The Boeing 777 has fared better, seeing its market value fall by 19 percent for a five-year-old aircraft. IBA attributed its stronger position to airlines’ use of passenger airplanes as freighters, its potential for freighter conversion, its retention in service by airlines who favour it over larger types such as the A380, and delays to the Boeing 777X.

Above - G-STBB, one of British Airways's 777-300s arriving at London Heathrow Anna Zvereva


Meanwhile, the Airbus A330ceo has continued a downward trajectory that started before the onset of Covid-19. With significant oversupply in the marketplace, driven partially by the failure of numerous airlines with A330s in their fleets, market values have dropped 19 percent for a five-year-old aircraft as part of an ongoing trend that has seen values cut in half since 2018.

Image Oleg V. Balyekov


Among new-generation smaller capacity aircraft, the Boeing 737 Max and Airbus 320 New Engine Option (NEO) narrowbodies, IBA reported that Airbus outperformed Boeing from a value perspective. Although neither of the OEM’s models saw a base value change, the market values of new A320neos and A220s declined between just 3 percent and 8 percent, while new Boeing 737 Max models declined 11 percent and 12 percent. IBA said it expects values and lease rates for the Max remain under “continued pressure.” Conversely, the value estimates of previous generation narrowbodies have shown the A320ceo fall further than the Boeing 737NG, although IBA believes the 737NG’s more stable position will prove temporary as more 737 Maxes return to service. Of the A320ceo family, the A321 has performed best from a value perspective, experiencing a market value fall of just 17 percent for a five-year-old aircraft, due to higher utilization and greater attractiveness for freighter conversions. With more than 30 percent of the A320ceo fleet still in storage, market values for a similar age aircraft have dropped 20 percent; lease extension rates have held up well, but secondary placement rates remain under “significant” downward pressure.


Image Kevan James


Market values of the most popular Boeing 737NG, the 737-800, have fallen by 17 percent—less than the A320ceo.
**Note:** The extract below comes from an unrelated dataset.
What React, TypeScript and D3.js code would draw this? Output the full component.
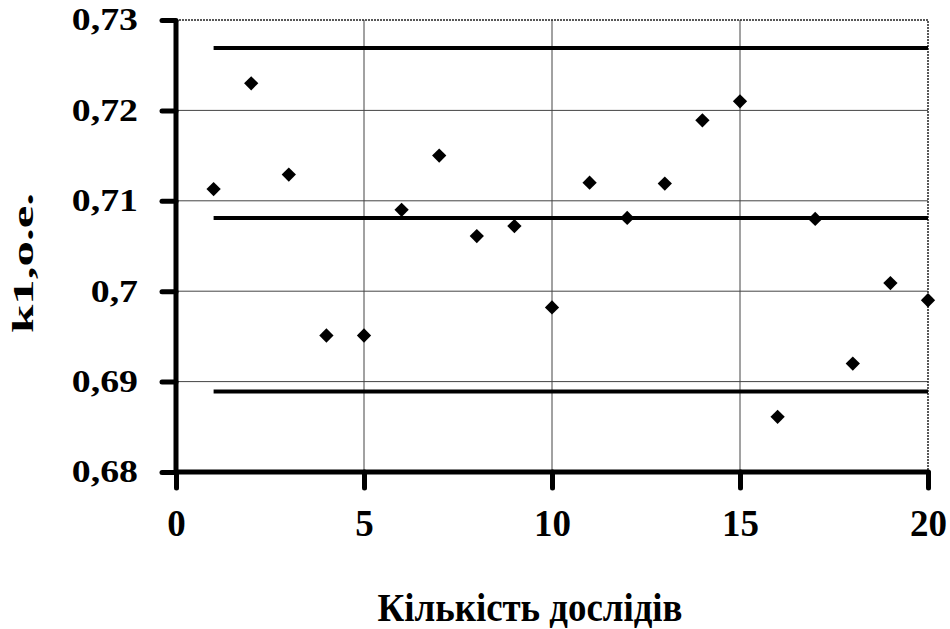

Although just over 20 percent of 737-800s remain in storage, that proportion stands to increase along with Max supply levels, resulting in further declines in values and lease rates for the 737NG, said IBA.


“Whilst Covid has negatively affected the values of all aircraft types, current generation widebodies have suffered most reflecting the pandemic’s impact on long-haul and business travel,” said IBA president Phil Seymour. “New generation aircraft, and in particular narrowbodies, are proving much more resilient, with the A320neo continuing to lead that marketplace from a value and operational perspective.”


Finally, oversupply remains a problem in the turboprop marketplace, although IBA said it believes the ATR series will recover more quickly than the De Havilland Dash 8-400. The value of a three-year-old ATR has fallen between 2 percent and 7 percent depending on the variant, while a Dash 8-400 of the same age has dropped 13 percent.

Similarly, In the regional jet marketplace, high storage levels of certain types, particularly the Embraer E190, has suppressed pricing. However, IBA forecasts a recovery in utilization and values as domestic and regional markets re-open.